:: SUPPLIED ENTRIES

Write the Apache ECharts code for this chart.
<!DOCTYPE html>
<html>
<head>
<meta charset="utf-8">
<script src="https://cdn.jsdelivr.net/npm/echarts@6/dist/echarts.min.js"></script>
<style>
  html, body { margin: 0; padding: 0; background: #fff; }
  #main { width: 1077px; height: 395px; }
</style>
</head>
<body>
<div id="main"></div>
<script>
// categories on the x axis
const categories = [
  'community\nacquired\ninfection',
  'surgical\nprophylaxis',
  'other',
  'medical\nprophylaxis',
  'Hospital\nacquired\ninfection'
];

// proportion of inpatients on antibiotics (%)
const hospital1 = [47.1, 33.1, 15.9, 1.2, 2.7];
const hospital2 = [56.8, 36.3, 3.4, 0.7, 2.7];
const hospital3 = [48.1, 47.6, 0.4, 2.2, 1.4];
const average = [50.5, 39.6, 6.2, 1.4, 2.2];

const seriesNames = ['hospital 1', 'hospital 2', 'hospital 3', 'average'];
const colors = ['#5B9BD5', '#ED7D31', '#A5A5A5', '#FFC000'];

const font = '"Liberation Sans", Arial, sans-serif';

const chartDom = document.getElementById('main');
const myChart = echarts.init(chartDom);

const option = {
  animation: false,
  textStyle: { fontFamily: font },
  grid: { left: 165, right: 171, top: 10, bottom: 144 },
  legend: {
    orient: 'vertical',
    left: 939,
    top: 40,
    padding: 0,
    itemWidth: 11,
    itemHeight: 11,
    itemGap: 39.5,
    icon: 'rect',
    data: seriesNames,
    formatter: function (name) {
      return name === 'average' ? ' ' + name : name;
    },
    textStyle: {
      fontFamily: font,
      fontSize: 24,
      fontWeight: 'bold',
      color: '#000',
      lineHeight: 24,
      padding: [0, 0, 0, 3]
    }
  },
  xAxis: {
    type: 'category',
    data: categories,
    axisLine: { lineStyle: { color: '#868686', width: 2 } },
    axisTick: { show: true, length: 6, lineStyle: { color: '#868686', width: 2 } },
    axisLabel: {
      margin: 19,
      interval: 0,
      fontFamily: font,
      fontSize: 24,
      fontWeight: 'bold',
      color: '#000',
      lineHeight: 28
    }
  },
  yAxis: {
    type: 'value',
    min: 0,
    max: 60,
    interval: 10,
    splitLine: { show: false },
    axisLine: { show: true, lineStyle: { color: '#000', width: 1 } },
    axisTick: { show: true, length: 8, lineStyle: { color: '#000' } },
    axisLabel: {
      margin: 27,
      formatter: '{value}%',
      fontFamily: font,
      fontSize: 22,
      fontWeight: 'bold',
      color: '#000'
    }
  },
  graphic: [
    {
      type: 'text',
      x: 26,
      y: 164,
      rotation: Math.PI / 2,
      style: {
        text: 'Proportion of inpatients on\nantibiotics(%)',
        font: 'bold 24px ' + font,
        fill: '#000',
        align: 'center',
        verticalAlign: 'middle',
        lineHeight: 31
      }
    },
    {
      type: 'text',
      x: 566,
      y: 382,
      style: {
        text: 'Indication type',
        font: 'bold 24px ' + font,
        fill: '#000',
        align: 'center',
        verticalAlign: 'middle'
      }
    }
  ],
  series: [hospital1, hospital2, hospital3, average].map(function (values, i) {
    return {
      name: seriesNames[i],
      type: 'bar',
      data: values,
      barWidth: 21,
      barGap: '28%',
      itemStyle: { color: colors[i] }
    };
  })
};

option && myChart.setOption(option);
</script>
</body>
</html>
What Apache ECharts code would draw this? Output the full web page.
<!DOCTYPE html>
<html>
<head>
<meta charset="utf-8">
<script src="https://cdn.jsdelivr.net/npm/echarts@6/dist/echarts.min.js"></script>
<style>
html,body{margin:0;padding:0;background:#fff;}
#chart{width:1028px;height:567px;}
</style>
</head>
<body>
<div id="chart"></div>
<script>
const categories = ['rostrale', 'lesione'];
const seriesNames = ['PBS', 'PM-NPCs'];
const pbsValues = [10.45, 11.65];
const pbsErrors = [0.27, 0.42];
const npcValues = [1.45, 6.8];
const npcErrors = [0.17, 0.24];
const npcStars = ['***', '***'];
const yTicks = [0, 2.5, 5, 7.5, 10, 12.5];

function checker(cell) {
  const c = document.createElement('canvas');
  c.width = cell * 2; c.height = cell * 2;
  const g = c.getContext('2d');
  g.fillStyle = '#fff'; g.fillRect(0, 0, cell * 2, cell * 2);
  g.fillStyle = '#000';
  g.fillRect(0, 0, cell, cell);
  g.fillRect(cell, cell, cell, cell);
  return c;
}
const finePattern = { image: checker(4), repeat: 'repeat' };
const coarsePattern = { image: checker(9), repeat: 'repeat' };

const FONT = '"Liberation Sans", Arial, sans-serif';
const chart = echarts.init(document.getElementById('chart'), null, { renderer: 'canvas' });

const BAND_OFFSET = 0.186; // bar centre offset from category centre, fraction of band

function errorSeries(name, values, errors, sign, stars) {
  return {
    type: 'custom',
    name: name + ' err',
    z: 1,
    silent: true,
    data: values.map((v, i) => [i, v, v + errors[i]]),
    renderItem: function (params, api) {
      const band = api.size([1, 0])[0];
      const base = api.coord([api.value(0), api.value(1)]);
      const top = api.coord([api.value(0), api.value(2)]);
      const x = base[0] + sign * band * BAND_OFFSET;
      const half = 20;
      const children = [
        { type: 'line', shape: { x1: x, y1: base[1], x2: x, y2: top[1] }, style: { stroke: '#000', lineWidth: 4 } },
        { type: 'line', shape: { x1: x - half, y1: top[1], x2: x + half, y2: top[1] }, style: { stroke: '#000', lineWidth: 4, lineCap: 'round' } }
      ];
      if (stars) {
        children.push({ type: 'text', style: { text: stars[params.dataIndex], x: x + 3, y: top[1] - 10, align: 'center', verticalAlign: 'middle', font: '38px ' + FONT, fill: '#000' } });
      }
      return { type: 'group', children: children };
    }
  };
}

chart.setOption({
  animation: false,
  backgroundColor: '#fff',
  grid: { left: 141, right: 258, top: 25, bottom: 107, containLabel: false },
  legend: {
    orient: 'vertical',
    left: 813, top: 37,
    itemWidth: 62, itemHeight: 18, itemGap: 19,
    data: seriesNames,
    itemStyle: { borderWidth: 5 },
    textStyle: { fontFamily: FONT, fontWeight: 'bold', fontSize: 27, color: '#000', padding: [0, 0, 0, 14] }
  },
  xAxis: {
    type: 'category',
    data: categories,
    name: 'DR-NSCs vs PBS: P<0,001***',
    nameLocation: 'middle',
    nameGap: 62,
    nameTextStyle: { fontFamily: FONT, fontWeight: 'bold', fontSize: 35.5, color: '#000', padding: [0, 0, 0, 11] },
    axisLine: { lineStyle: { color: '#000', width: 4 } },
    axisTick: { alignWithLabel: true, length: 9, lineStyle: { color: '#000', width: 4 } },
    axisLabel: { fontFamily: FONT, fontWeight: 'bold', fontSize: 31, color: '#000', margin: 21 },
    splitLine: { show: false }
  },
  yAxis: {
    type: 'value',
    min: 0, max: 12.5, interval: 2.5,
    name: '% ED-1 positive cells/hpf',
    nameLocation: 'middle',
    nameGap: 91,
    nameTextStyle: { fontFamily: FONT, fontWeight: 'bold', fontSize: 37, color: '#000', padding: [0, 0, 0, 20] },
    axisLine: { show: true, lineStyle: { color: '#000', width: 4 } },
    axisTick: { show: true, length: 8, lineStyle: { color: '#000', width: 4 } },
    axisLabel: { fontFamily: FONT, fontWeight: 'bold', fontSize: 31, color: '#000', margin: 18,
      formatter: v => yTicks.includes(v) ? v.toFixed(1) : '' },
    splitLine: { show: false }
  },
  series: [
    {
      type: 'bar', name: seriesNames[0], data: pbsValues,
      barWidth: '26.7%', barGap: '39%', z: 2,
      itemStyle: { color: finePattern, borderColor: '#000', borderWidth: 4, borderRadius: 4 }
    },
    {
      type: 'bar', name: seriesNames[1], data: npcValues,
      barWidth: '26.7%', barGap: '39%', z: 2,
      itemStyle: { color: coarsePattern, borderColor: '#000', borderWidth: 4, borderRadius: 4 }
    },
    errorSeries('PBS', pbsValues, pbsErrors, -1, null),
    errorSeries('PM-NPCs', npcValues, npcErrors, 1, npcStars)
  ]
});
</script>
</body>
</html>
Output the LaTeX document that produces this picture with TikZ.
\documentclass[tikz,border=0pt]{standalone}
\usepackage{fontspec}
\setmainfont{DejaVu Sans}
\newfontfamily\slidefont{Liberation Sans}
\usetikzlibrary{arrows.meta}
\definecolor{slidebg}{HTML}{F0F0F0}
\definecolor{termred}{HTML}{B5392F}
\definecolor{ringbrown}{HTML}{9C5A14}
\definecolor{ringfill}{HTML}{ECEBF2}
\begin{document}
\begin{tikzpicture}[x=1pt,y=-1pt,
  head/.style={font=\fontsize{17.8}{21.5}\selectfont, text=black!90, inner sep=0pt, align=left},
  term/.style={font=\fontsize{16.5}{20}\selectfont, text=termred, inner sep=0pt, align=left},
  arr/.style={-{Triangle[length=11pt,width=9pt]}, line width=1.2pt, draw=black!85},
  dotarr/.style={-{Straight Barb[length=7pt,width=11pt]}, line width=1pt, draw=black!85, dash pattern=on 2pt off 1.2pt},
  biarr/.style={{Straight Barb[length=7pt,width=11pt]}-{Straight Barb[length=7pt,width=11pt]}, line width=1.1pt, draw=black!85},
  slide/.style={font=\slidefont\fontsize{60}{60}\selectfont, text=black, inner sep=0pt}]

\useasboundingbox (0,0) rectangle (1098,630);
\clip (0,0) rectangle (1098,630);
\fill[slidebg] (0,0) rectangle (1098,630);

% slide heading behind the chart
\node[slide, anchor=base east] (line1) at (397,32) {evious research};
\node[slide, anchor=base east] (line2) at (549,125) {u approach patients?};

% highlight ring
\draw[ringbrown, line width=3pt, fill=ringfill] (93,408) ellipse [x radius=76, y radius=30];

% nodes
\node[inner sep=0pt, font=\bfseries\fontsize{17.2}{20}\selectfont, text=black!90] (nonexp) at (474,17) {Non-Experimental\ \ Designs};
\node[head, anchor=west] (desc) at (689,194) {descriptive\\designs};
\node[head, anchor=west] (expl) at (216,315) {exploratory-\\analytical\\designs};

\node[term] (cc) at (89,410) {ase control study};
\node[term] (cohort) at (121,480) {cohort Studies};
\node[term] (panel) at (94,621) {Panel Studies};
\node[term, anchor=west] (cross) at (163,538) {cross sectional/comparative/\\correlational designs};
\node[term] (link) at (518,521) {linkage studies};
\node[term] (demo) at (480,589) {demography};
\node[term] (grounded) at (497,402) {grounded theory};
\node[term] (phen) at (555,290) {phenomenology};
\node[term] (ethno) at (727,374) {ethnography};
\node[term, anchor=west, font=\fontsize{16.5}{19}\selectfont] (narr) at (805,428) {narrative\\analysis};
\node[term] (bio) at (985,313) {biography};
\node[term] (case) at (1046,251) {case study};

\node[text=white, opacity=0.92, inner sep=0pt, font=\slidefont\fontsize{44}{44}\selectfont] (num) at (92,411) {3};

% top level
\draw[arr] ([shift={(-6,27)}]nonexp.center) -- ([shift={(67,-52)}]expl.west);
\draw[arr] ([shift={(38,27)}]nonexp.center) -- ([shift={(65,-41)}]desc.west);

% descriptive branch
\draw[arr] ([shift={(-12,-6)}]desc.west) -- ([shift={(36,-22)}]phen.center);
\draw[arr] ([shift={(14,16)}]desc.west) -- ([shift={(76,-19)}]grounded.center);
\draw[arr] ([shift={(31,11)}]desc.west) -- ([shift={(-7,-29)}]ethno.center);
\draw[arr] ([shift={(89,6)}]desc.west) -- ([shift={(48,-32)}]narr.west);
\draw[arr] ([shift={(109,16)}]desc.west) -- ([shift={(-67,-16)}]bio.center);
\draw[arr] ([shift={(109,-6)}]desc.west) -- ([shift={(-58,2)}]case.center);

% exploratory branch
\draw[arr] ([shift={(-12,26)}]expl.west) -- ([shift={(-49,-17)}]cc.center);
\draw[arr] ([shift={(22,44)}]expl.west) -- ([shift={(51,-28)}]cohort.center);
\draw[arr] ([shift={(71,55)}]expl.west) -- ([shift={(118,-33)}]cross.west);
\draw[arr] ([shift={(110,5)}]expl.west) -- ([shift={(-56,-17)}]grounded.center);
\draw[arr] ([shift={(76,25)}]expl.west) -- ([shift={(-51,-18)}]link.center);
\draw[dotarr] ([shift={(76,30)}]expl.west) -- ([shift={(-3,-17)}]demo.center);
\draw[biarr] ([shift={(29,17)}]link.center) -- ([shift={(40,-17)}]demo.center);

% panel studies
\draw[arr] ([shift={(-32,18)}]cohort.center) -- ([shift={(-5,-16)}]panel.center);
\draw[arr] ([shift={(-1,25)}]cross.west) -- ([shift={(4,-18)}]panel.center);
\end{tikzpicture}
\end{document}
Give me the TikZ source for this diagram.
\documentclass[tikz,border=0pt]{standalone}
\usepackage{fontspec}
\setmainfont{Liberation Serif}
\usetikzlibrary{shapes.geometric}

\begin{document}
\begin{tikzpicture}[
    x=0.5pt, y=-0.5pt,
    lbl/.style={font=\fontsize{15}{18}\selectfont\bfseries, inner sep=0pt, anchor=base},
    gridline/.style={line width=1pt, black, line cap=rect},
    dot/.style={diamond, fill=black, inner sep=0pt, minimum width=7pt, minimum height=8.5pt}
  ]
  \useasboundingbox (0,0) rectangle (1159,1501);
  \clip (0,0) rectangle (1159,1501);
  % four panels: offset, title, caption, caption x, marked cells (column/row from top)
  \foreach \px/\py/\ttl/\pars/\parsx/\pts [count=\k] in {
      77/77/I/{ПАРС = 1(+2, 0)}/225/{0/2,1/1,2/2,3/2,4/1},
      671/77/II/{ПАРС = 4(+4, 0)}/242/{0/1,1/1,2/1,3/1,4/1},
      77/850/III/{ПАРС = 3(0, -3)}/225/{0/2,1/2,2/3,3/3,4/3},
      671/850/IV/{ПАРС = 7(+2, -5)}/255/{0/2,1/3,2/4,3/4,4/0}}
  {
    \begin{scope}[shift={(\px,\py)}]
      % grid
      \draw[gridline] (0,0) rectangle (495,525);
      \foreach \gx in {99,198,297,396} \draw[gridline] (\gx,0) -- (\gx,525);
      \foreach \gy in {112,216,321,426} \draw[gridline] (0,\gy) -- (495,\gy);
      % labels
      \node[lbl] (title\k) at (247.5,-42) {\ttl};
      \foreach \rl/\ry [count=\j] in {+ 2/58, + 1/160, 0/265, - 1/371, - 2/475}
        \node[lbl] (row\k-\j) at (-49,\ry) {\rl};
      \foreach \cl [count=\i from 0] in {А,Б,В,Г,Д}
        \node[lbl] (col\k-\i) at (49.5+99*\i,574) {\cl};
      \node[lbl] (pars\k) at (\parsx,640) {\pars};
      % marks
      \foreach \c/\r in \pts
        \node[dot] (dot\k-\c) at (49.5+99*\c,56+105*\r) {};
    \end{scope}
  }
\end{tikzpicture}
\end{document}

::::

WHAT THE TASK REQUIRES — Work out how many lines above have the string "code" in them, and give only the number.

PROBLEM SOLUTION — 2